_Provided material_
--- Begin ---

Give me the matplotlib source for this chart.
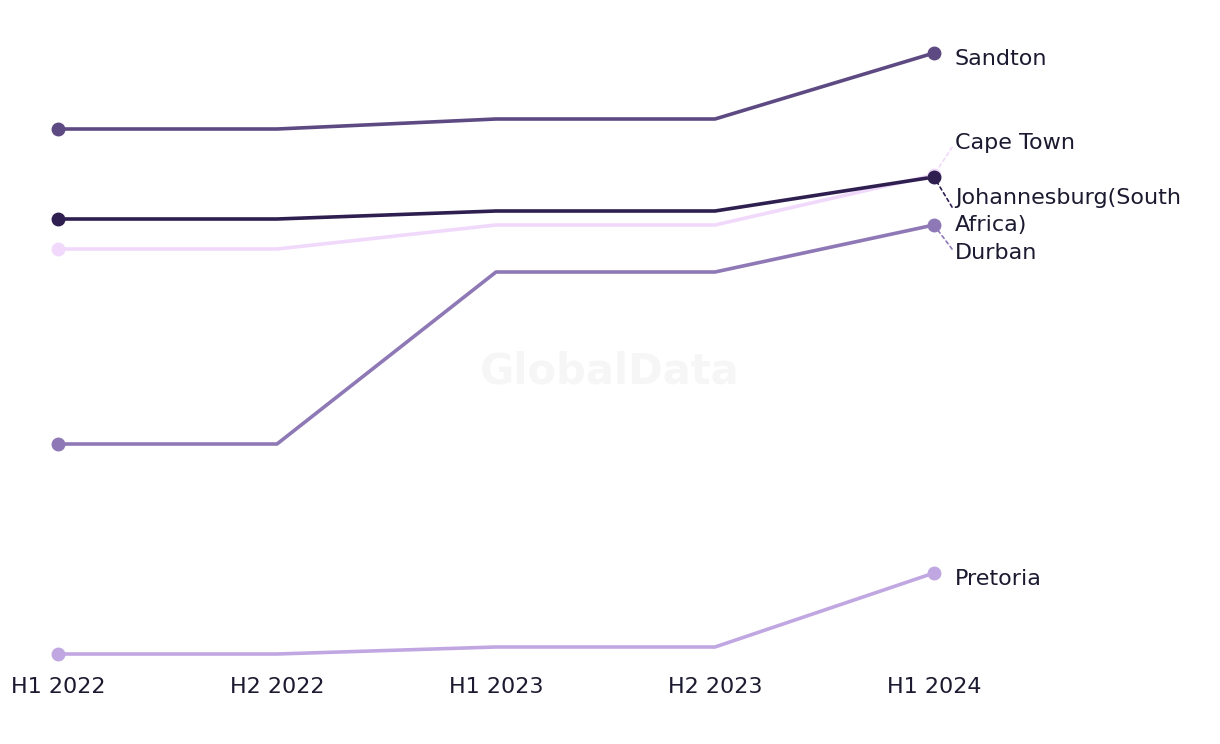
import numpy as np
import matplotlib
matplotlib.use("Agg")
import matplotlib.pyplot as plt

# periods on the x axis
periods = ["H1 2022", "H2 2022", "H1 2023", "H2 2023", "H1 2024"]

# values (no y axis shown, relative units)
sandton = [57.1, 57.1, 58.1, 58.1, 64.7]
johannesburg = [48.1, 48.1, 48.9, 48.9, 52.3]
cape_town = [45.1, 45.1, 47.5, 47.5, 52.5]
durban = [25.6, 25.6, 42.8, 42.8, 47.5]
pretoria = [4.6, 4.6, 5.3, 5.3, 12.7]

series_names = ["Sandton", "Cape Town", "Johannesburg(South\nAfrica)", "Durban", "Pretoria"]
series_vals = [sandton, cape_town, johannesburg, durban, pretoria]
colors = ["#5d4a82", "#f1d9fb", "#2f1f50", "#8e78b5", "#c1a7e2"]
# label offsets in points (dx, dy) and whether a leader line is drawn
offsets = [(15, -4), (15, 23), (15, -25), (15, -20), (15, -4)]
leaders = [False, True, True, True, False]

txt_col = "#1b1a30"
plt.rcParams['font.family'] = ['DejaVu Sans']

fig = plt.figure(figsize=(12.2, 7.44), dpi=100)
ax = fig.add_axes([58 / 1220, 74 / 744, 876 / 1220, 630 / 744])
x = np.arange(len(periods))

# draw order: light lines first so dark ones sit on top
order = [1, 4, 3, 0, 2]
for i in order:
    ax.plot(x, series_vals[i], color=colors[i], lw=2.6, solid_capstyle="round", zorder=2 + i * 0.1)
    ax.plot([x[0], x[-1]], [series_vals[i][0], series_vals[i][-1]], "o", color=colors[i],
            ms=9, clip_on=False, zorder=3 + i * 0.1, linestyle="none")

for i, name in enumerate(series_names):
    xy = (x[-1], series_vals[i][-1])
    if leaders[i]:
        ax.annotate(name, xy=xy, xytext=offsets[i], textcoords="offset points",
                    ha="left", va="center", fontsize=16, color=txt_col, linespacing=1.45,
                    arrowprops=dict(arrowstyle="-", color=colors[i], lw=1.2,
                                    linestyle=(0, (2, 2)), shrinkA=0, shrinkB=2,
                                    relpos=(0, 0.5)),
                    annotation_clip=False)
    else:
        ax.annotate(name, xy=xy, xytext=offsets[i], textcoords="offset points",
                    ha="left", va="center", fontsize=16, color=txt_col,
                    annotation_clip=False)

fig.text(610 / 1220, 1 - 372 / 744, "GlobalData", ha="center", va="center",
         fontsize=30, fontweight="bold", color="#f6f6f6", zorder=0)

ax.set_xlim(0, 4)
ax.set_ylim(3, 66)
ax.set_xticks(x)
ax.set_xticklabels(periods, fontsize=16, color=txt_col)
ax.tick_params(axis="x", length=0, pad=5)
ax.set_yticks([])
for s in ax.spines.values():
    s.set_visible(False)
ax.patch.set_alpha(0)

fig.savefig("out.png", dpi=100)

--- End ---

_Task requirements_
Return the full material word for word. Do not include the pictures.

_Written reply_
Give me the matplotlib source for this chart.
import numpy as np
import matplotlib
matplotlib.use("Agg")
import matplotlib.pyplot as plt

# periods on the x axis
periods = ["H1 2022", "H2 2022", "H1 2023", "H2 2023", "H1 2024"]

# values (no y axis shown, relative units)
sandton = [57.1, 57.1, 58.1, 58.1, 64.7]
johannesburg = [48.1, 48.1, 48.9, 48.9, 52.3]
cape_town = [45.1, 45.1, 47.5, 47.5, 52.5]
durban = [25.6, 25.6, 42.8, 42.8, 47.5]
pretoria = [4.6, 4.6, 5.3, 5.3, 12.7]

series_names = ["Sandton", "Cape Town", "Johannesburg(South\nAfrica)", "Durban", "Pretoria"]
series_vals = [sandton, cape_town, johannesburg, durban, pretoria]
colors = ["#5d4a82", "#f1d9fb", "#2f1f50", "#8e78b5", "#c1a7e2"]
# label offsets in points (dx, dy) and whether a leader line is drawn
offsets = [(15, -4), (15, 23), (15, -25), (15, -20), (15, -4)]
leaders = [False, True, True, True, False]

txt_col = "#1b1a30"
plt.rcParams['font.family'] = ['DejaVu Sans']

fig = plt.figure(figsize=(12.2, 7.44), dpi=100)
ax = fig.add_axes([58 / 1220, 74 / 744, 876 / 1220, 630 / 744])
x = np.arange(len(periods))

# draw order: light lines first so dark ones sit on top
order = [1, 4, 3, 0, 2]
for i in order:
    ax.plot(x, series_vals[i], color=colors[i], lw=2.6, solid_capstyle="round", zorder=2 + i * 0.1)
    ax.plot([x[0], x[-1]], [series_vals[i][0], series_vals[i][-1]], "o", color=colors[i],
            ms=9, clip_on=False, zorder=3 + i * 0.1, linestyle="none")

for i, name in enumerate(series_names):
    xy = (x[-1], series_vals[i][-1])
    if leaders[i]:
        ax.annotate(name, xy=xy, xytext=offsets[i], textcoords="offset points",
                    ha="left", va="center", fontsize=16, color=txt_col, linespacing=1.45,
                    arrowprops=dict(arrowstyle="-", color=colors[i], lw=1.2,
                                    linestyle=(0, (2, 2)), shrinkA=0, shrinkB=2,
                                    relpos=(0, 0.5)),
                    annotation_clip=False)
    else:
        ax.annotate(name, xy=xy, xytext=offsets[i], textcoords="offset points",
                    ha="left", va="center", fontsize=16, color=txt_col,
                    annotation_clip=False)

fig.text(610 / 1220, 1 - 372 / 744, "GlobalData", ha="center", va="center",
         fontsize=30, fontweight="bold", color="#f6f6f6", zorder=0)

ax.set_xlim(0, 4)
ax.set_ylim(3, 66)
ax.set_xticks(x)
ax.set_xticklabels(periods, fontsize=16, color=txt_col)
ax.tick_params(axis="x", length=0, pad=5)
ax.set_yticks([])
for s in ax.spines.values():
    s.set_visible(False)
ax.patch.set_alpha(0)

fig.savefig("out.png", dpi=100)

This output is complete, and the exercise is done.